If you chose “all of the above,” you get partial credit. China in 2023 had 392 industrial robots for every 10,000 manufacturing workers, as compared to only 285 in the United States. China’s manufacturing sector is more capital-intensive than America’s; last year, the People’s Republic installed more industrial robots than the rest of the world combined.

You need basic high-school math skills (trigonometry and coordinate geometry) to operate a numerically controlled machine, but only 23 percent of US high school students have “basic proficiency” in math, according to the Department of Education. Factories can’t find qualified workers. Engineering schools, for that matter, can’t find qualified applicants. The deterioration starts in grade schools, which are already dealing with a math-teacher shortage. The future isn’t exactly looking bright: The United States awarded just 27,000 bachelor’s degrees in mathematics in 2021. 

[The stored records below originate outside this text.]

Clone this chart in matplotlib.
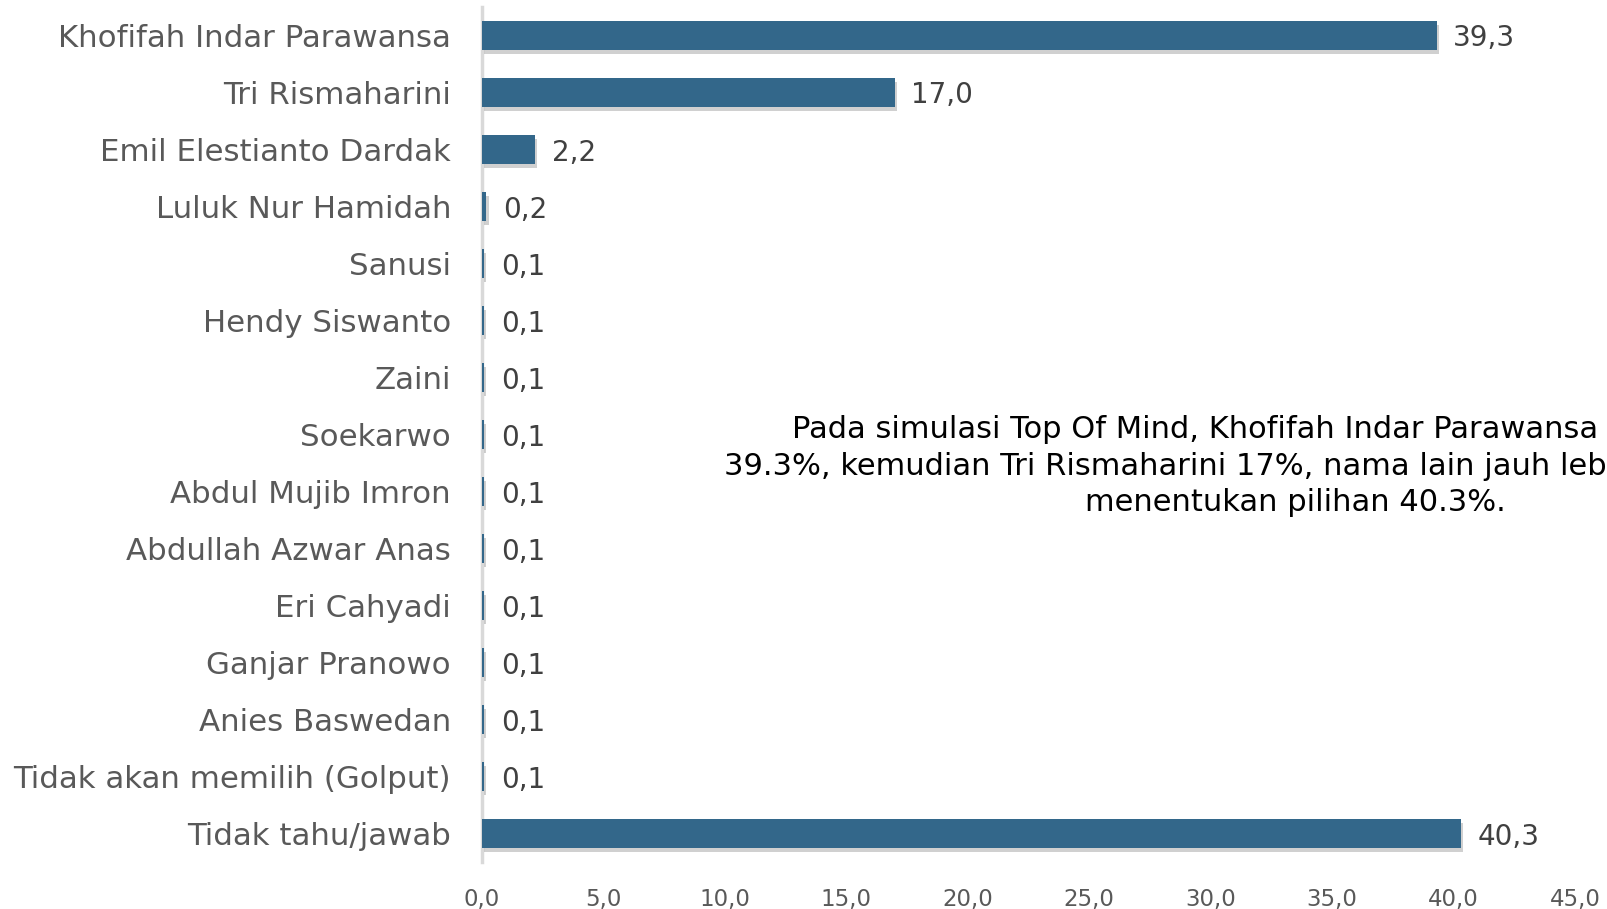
import numpy as np
import matplotlib
matplotlib.use('Agg')
import matplotlib.pyplot as plt
import matplotlib.patheffects as pe

plt.rcParams['font.family'] = ['DejaVu Sans']

# ── Data ───────────────────────────────────────────────────────────────
names = ['Khofifah Indar Parawansa', 'Tri Rismaharini', 'Emil Elestianto Dardak',
         'Luluk Nur Hamidah', 'Sanusi', 'Hendy Siswanto', 'Zaini', 'Soekarwo',
         'Abdul Mujib Imron', 'Abdullah Azwar Anas', 'Eri Cahyadi',
         'Ganjar Pranowo', 'Anies Baswedan', 'Tidak akan memilih (Golput)',
         'Tidak tahu/jawab']
values = [39.3, 17.0, 2.2, 0.2, 0.1, 0.1, 0.1, 0.1, 0.1, 0.1, 0.1, 0.1, 0.1, 0.1, 40.3]
xticks = [0, 5, 10, 15, 20, 25, 30, 35, 40, 45]
note = ('Pada simulasi Top Of Mind, Khofifah Indar Parawansa paling tinggi\n'
        '39.3%, kemudian Tri Rismaharini 17%, nama lain jauh lebih rendah, belum\n'
        'menentukan pilihan 40.3%.')

BAR = '#33678a'

fig = plt.figure(figsize=(16.07, 9.09), dpi=100)
ax = fig.add_axes([0.2997, 0.0517, 0.6804, 0.9406])

y = np.arange(len(names))
bars = ax.barh(y, values, height=0.5, color=BAR, zorder=3)
for b in bars:
    b.set_path_effects([pe.SimplePatchShadow(offset=(1.5, -3), shadow_rgbFace='#8a8a8a', alpha=0.4),
                        pe.Normal()])

for yi, v in zip(y, values):
    ax.annotate(f'{v:.1f}'.replace('.', ','), xy=(v, yi), xytext=(12, 0),
                textcoords='offset points', va='center_baseline', ha='left',
                fontsize=20, color='#404040')

ax.set_xlim(0, 45)
ax.set_ylim(14.5, -0.5)
ax.set_xticks(xticks)
ax.set_xticklabels([f'{t:.1f}'.replace('.', ',') for t in xticks], fontsize=16.5, color='#595959')
ax.set_yticks(y)
ax.set_yticklabels(names, fontsize=22.2, color='#595959')
ax.tick_params(axis='both', length=0)
ax.tick_params(axis='x', pad=19)
ax.tick_params(axis='y', pad=22)

for s in ['top', 'right', 'bottom']:
    ax.spines[s].set_visible(False)
ax.spines['left'].set_color('#d9d9d9')
ax.spines['left'].set_linewidth(2.5)

# note box is cut by the right edge in the original slide, keep it that way
fig.text(0.806, 0.487, note, ha='center', va='center', multialignment='center',
         fontsize=22, color='black', linespacing=1.32)

fig.savefig('out.png', dpi=100)
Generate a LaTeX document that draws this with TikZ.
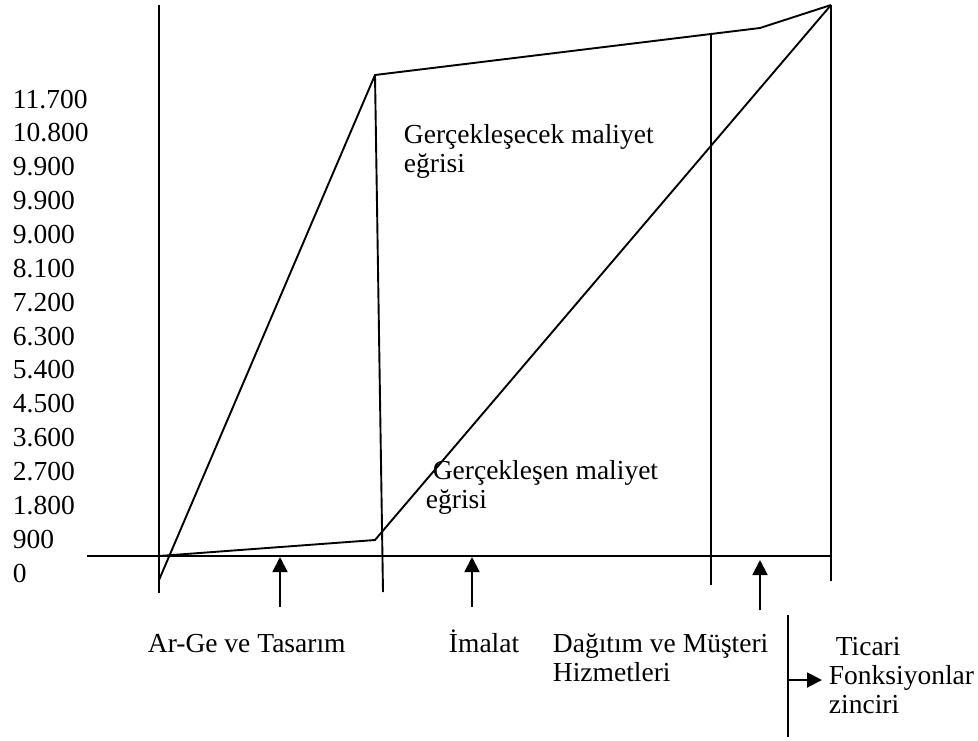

By my back-of-the-envelope reckoning, America needs to train another 2 million industrial workers and invest about $1 trillion in capital equipment to reverse the quarter-century of rot in manufacturing. There is no magic bullet, just a war of attrition on all fronts. 

What do we have to do?

  1. The corporate tax system (including the 2017 reform) penalizes capital-intensive investment. Allow corporations to write off the whole investment in equipment in the year it’s invested.
  2. Offer low-interest student loans for degrees in hard science, math, and engineering, and forgive the loan if the student teaches in grade school for six years.
  3. Use the community-college system to train high-school graduates in industrial skills, in partnership with private industry.
  4. Restore federal R&D funding to Reagan levels (about 1.3 percent of GDP, double what it is now).
  5. Slash environmental regulation to fast-track plant construction.
  6. Protect key industries (like electric vehicles) with tariffs, but don’t impose tariffs across the board; that will raise the cost of capital inputs for US businesses and hurt consumers.
  7. Build a national 5G (and now 6G) broadband network, a critical factor in industrial automation.

Trump’s GOP now controls both houses of Congress, which gives the president the power to implement a manufacturing recovery program. He should use that power. It might be our last chance to reverse the quarter-century slide in manufacturing.

David P. Goldman is deputy editor of Asia Times and a fellow of the Claremont Institute’s Center for the American Way of Life.